To be sure, Callaway has not done a good job with this team. His bullpen decisions have been questionable, his in-game strategy puzzling and the reasoning for his moves never fails to leave you scratching your head.

But it’s not his fault that he’s saddled with a poorly-constructed roster, or that his owner refuses to put any of his profits back into payroll -- remember when Dallas Keuchel and Craig Kimbrel were available -- or that he is stuck having to play Frazier and Robinson Cano, both of whom look washed, nearly every night, or that even his most highly-touted pitchers have failed to live up to their billing.

That last, maybe, is on Callaway. He came to the Mets on the strength of his reputation as a pitching coach for the Cleveland Indians, but on his watch deGrom, Syndergaard, Wheeler and Matz have not morphed into Corey Kluber, Carlos Carrasco, Trevor Bauer and Mike Clevinger. Diaz has not become Andrew Miller circa 2017. If anything, there has been regression all around.

For that, someone had to pay and on Thursday, it was Dave Eiland. His replacement is 82-year-old Phil Regan.

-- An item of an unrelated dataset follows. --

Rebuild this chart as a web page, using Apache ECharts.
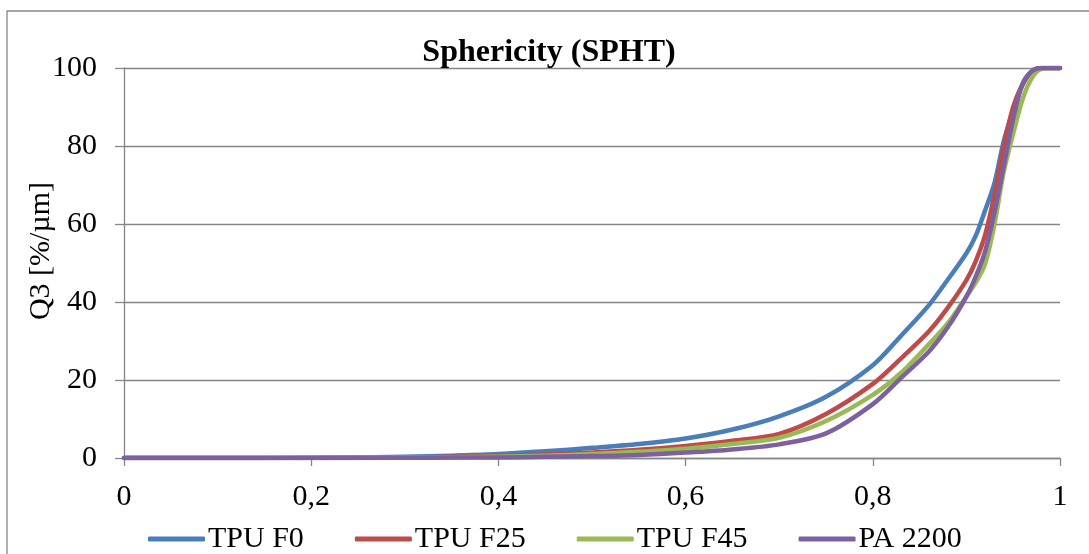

Eiland is certainly not the first pitching coach to be used as a scapegoat and he almost certainly will not be the last scapegoat on the 2019 Mets if they don’t turn their season around.

But as usual, the real architects of the 2019 Mets, the ones who built the shaky foundation upon which this team is tottering, are in no danger.

Nothing is their fault, until the scapegoats run out.